_TASK TO CARRY OUT:_
A single run of lines is to be printed exactly: starting at the line with "Recreate this image as a web" and ending at the line with "8.7, 23.35, 4.85];", both included. Leave the pictures out.

[MATERIAL FOR THIS EXERCISE start]

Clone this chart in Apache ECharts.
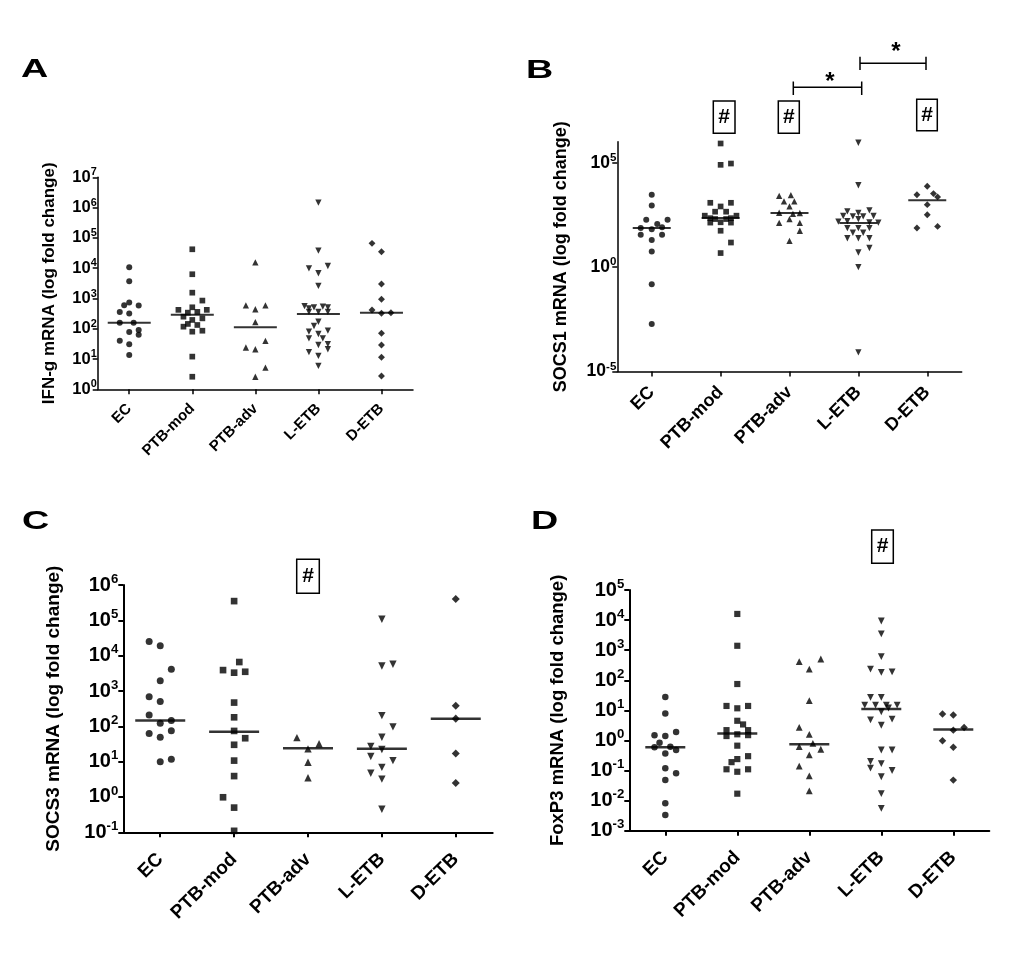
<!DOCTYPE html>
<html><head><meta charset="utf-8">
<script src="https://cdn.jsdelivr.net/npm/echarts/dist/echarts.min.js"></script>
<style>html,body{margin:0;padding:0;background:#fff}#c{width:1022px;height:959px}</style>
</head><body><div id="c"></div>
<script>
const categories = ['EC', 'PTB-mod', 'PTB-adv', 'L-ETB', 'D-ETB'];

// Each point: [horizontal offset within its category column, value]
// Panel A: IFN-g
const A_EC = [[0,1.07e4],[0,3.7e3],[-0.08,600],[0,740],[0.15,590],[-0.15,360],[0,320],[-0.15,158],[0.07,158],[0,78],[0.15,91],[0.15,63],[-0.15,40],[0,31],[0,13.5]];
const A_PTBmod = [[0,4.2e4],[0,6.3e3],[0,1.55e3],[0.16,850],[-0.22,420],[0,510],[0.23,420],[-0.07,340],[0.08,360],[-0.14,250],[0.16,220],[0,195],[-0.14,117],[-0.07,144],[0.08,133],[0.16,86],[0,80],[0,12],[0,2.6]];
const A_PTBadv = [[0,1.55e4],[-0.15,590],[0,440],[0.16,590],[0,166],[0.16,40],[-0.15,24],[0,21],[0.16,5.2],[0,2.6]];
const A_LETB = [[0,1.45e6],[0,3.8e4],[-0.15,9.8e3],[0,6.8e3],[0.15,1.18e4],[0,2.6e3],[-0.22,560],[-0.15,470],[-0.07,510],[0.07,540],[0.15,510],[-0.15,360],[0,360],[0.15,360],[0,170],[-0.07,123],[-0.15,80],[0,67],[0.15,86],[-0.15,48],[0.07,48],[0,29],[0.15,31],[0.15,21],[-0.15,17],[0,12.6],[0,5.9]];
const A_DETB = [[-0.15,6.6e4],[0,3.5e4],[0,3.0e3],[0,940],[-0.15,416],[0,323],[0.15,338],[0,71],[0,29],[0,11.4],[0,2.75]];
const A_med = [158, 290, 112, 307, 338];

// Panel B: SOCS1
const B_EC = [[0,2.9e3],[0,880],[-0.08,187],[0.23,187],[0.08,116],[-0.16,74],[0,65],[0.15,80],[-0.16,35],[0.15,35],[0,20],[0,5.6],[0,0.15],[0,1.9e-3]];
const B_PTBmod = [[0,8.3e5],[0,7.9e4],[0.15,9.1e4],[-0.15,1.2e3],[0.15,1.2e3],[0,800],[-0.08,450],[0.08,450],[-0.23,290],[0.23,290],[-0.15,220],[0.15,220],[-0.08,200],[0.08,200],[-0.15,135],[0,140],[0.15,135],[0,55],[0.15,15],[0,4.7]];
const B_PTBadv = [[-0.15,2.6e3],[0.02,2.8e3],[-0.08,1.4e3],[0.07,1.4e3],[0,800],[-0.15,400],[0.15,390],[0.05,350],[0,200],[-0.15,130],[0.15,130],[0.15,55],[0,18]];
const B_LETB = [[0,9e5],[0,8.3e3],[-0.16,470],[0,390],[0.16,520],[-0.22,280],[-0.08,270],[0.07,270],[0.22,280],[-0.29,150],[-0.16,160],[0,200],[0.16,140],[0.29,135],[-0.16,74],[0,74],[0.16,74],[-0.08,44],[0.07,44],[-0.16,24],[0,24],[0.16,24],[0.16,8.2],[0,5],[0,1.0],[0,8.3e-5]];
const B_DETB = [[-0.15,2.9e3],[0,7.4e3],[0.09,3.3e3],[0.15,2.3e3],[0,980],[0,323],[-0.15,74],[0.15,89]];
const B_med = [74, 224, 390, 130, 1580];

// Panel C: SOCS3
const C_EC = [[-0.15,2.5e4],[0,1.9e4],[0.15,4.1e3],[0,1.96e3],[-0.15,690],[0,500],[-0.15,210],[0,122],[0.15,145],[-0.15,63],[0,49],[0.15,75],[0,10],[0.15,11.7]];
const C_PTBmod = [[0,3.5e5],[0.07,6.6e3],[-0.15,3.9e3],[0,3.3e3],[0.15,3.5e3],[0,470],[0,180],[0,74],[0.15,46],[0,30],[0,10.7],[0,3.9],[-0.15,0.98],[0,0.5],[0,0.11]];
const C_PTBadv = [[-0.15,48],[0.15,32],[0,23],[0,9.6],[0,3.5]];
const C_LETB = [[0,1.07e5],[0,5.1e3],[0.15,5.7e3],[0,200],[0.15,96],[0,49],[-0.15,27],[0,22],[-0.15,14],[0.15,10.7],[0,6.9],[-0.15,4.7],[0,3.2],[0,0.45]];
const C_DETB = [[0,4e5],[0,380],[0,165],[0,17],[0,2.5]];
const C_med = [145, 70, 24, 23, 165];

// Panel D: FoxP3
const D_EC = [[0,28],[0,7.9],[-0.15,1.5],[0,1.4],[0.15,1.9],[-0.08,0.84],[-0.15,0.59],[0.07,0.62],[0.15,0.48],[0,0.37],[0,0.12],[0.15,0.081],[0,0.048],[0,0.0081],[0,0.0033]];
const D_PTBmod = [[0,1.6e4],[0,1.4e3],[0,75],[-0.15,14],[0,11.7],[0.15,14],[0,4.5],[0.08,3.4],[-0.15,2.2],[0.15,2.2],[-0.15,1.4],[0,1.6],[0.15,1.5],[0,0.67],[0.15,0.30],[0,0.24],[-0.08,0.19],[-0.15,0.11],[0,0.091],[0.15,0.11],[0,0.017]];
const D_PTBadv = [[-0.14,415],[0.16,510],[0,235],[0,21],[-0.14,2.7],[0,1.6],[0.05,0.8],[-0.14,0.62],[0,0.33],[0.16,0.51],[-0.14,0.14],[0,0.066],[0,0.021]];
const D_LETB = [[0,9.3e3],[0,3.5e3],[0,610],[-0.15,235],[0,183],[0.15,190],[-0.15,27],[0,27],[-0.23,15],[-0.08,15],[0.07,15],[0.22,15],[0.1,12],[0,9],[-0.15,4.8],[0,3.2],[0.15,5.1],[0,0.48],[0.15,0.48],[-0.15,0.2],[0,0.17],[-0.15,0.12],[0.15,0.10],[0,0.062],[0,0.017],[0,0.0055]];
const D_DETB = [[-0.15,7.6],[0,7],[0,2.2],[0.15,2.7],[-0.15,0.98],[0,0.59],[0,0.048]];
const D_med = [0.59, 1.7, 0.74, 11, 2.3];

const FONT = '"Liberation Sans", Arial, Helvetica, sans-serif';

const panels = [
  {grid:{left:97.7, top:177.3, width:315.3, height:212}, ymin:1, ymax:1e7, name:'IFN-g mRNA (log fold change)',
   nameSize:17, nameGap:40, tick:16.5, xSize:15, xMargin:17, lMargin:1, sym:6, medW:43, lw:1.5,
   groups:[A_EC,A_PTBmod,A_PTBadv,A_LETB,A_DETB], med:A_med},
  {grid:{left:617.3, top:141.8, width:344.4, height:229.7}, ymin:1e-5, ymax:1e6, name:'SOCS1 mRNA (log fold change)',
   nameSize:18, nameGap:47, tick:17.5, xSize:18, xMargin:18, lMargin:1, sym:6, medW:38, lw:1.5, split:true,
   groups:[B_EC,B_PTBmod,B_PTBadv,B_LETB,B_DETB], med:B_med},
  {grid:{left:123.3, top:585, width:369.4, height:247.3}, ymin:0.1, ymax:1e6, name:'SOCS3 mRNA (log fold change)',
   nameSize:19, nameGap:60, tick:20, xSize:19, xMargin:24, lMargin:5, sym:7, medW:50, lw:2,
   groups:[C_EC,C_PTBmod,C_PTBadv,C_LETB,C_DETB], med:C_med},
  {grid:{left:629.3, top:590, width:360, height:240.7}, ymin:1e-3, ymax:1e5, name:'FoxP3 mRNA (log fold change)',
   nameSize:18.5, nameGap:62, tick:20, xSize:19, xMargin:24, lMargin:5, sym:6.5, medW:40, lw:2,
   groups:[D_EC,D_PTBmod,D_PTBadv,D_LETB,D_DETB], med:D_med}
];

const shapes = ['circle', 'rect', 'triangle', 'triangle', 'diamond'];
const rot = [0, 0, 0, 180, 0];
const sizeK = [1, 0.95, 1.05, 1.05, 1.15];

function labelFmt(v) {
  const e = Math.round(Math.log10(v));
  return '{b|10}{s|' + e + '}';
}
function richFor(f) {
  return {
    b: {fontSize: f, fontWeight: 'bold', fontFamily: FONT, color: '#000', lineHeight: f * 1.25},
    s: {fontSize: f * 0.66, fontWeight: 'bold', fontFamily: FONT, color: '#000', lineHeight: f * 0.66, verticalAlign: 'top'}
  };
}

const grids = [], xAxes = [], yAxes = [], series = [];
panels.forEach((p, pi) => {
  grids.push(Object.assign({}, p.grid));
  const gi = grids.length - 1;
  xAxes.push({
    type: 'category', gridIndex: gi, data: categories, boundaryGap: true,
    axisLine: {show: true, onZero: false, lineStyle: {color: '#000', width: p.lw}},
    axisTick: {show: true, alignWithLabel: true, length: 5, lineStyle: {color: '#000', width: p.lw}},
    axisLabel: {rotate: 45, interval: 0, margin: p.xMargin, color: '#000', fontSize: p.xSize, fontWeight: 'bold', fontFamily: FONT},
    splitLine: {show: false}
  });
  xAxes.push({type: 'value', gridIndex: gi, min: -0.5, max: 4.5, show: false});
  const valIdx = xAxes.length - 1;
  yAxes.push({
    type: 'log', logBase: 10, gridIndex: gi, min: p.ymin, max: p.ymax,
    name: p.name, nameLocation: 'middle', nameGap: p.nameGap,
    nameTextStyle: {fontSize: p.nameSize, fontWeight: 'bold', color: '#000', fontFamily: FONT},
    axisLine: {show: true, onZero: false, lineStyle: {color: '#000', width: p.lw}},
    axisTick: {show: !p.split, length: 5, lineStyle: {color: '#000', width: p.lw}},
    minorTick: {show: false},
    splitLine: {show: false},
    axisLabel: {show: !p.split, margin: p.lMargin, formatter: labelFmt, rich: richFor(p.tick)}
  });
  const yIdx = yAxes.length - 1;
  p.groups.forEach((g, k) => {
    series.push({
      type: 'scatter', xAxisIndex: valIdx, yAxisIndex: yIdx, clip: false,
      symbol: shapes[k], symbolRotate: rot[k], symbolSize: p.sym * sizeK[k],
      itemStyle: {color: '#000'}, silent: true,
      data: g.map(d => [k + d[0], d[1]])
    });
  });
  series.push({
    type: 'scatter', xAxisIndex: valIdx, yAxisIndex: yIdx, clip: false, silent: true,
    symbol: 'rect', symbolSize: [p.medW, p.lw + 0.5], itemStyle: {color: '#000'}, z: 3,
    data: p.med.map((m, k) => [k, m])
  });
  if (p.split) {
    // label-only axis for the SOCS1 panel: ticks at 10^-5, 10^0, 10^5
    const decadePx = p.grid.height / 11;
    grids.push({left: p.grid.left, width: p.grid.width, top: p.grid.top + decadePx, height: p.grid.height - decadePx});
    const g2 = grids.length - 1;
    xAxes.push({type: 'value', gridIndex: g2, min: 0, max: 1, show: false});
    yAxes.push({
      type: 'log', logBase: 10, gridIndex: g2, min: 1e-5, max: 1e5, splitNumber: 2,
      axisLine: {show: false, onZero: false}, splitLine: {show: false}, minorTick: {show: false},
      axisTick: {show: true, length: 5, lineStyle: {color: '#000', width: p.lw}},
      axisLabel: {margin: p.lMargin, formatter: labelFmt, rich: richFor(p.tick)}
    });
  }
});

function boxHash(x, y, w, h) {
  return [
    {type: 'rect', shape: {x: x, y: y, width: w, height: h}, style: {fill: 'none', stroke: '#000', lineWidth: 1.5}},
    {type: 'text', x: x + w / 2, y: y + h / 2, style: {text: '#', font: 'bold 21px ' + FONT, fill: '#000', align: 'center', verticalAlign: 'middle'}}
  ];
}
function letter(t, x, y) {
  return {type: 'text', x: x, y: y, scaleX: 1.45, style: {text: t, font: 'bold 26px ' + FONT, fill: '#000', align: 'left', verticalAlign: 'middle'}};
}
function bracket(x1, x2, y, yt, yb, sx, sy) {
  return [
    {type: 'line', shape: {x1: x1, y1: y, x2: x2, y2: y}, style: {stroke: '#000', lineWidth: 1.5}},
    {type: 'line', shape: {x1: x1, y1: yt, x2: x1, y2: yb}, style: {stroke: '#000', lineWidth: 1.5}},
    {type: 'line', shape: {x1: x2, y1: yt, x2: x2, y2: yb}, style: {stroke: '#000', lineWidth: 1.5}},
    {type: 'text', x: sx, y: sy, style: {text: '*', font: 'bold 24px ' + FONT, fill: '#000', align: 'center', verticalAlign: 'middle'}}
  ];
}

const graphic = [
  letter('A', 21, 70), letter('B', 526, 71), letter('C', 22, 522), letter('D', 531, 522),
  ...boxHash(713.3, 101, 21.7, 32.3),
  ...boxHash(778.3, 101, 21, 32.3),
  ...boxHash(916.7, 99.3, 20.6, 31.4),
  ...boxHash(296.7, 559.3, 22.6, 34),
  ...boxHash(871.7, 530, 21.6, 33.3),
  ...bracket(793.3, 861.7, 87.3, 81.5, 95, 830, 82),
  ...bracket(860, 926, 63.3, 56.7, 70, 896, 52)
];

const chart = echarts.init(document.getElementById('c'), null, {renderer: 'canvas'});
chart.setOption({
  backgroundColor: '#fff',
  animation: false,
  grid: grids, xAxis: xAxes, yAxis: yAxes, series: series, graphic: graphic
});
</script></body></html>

[MATERIAL FOR THIS EXERCISE end]
[MATERIAL FOR THIS EXERCISE start]

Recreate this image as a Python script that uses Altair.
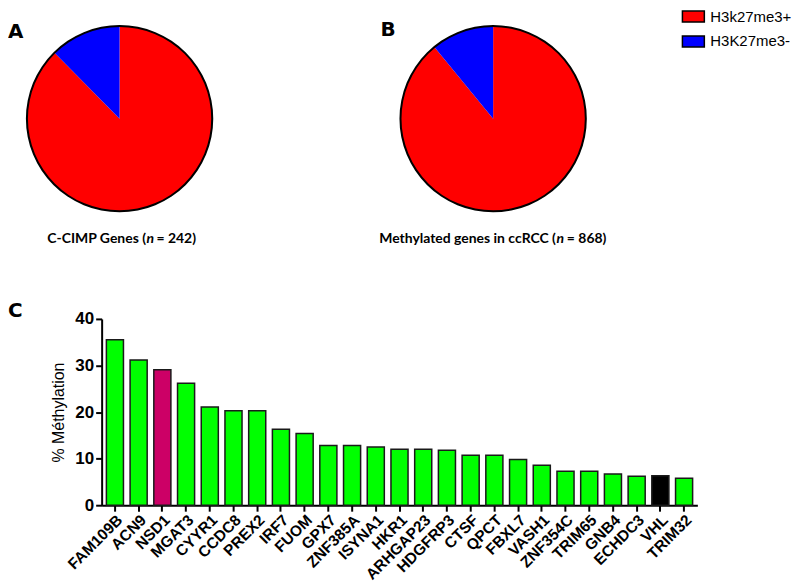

[MATERIAL FOR THIS EXERCISE end]
[MATERIAL FOR THIS EXERCISE start]

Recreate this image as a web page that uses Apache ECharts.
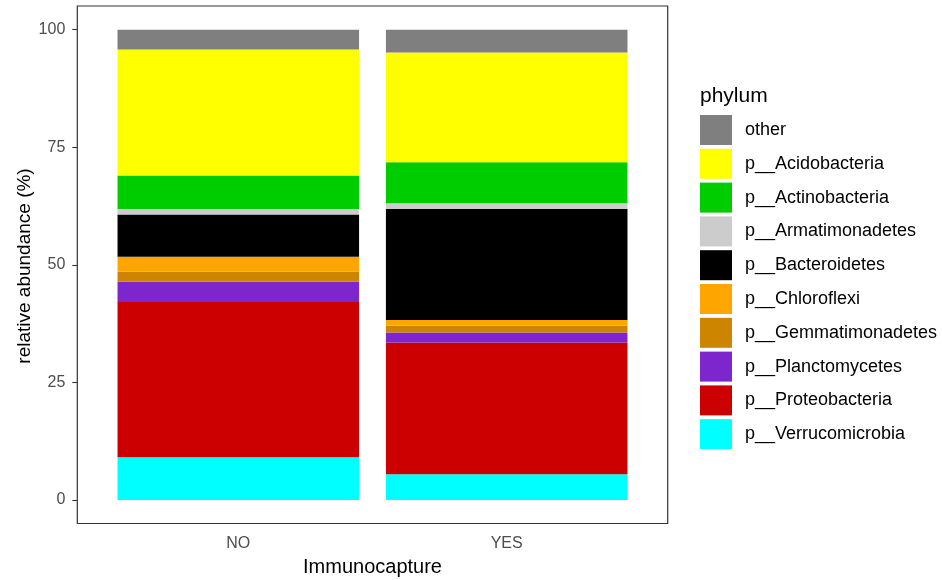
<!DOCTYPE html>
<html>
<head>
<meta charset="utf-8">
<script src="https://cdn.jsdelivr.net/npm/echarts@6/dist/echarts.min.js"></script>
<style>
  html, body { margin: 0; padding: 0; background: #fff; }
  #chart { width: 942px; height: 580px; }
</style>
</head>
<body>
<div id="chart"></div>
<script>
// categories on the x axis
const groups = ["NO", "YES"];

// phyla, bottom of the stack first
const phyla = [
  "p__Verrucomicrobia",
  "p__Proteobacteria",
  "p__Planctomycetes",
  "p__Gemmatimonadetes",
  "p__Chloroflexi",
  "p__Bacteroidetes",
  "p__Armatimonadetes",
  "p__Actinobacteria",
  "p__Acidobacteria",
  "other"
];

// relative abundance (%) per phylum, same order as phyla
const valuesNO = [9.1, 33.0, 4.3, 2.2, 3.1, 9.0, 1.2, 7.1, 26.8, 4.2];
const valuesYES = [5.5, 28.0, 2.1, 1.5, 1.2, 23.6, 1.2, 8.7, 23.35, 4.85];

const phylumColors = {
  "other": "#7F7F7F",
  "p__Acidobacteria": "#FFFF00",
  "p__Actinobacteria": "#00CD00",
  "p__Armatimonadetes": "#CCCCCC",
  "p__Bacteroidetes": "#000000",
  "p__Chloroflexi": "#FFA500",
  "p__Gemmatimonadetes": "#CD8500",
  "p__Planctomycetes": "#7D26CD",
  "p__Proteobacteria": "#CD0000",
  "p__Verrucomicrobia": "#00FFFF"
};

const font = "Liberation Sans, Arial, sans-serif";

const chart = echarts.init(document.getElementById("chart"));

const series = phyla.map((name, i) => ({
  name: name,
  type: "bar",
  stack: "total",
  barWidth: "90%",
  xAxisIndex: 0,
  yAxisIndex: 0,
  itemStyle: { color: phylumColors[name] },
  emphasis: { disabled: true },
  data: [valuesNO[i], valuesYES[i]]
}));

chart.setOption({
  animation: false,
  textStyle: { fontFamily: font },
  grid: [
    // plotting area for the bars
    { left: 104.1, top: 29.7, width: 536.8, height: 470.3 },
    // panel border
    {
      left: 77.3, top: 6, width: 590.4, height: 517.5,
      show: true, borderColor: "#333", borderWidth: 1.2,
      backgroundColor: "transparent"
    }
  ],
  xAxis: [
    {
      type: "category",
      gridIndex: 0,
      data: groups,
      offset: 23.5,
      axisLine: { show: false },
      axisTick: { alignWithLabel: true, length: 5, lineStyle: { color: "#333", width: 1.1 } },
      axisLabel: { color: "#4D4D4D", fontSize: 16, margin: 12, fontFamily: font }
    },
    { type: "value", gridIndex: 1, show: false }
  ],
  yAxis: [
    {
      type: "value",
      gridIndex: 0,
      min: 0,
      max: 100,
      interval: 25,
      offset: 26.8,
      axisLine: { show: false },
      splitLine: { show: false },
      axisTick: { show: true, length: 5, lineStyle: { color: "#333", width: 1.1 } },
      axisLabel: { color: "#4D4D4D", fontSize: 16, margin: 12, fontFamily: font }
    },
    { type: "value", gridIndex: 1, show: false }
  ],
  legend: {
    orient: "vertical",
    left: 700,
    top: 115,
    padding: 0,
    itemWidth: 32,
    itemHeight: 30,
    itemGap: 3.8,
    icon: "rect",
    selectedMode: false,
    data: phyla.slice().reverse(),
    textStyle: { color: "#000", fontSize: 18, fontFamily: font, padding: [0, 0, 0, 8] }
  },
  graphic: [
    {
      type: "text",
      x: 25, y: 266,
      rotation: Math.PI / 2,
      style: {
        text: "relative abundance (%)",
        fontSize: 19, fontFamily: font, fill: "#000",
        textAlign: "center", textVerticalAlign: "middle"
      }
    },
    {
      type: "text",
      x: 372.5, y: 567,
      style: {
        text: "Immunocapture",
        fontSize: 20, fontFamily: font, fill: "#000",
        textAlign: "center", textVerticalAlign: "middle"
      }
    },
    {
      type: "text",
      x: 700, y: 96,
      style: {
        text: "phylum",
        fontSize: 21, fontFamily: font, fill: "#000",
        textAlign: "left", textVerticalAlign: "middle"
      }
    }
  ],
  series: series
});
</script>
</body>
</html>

[MATERIAL FOR THIS EXERCISE end]

_RESPONSE TO THIS EXERCISE:_
Recreate this image as a web page that uses Apache ECharts.
<!DOCTYPE html>
<html>
<head>
<meta charset="utf-8">
<script src="https://cdn.jsdelivr.net/npm/echarts@6/dist/echarts.min.js"></script>
<style>
  html, body { margin: 0; padding: 0; background: #fff; }
  #chart { width: 942px; height: 580px; }
</style>
</head>
<body>
<div id="chart"></div>
<script>
// categories on the x axis
const groups = ["NO", "YES"];

// phyla, bottom of the stack first
const phyla = [
  "p__Verrucomicrobia",
  "p__Proteobacteria",
  "p__Planctomycetes",
  "p__Gemmatimonadetes",
  "p__Chloroflexi",
  "p__Bacteroidetes",
  "p__Armatimonadetes",
  "p__Actinobacteria",
  "p__Acidobacteria",
  "other"
];

// relative abundance (%) per phylum, same order as phyla
const valuesNO = [9.1, 33.0, 4.3, 2.2, 3.1, 9.0, 1.2, 7.1, 26.8, 4.2];
const valuesYES = [5.5, 28.0, 2.1, 1.5, 1.2, 23.6, 1.2, 8.7, 23.35, 4.85];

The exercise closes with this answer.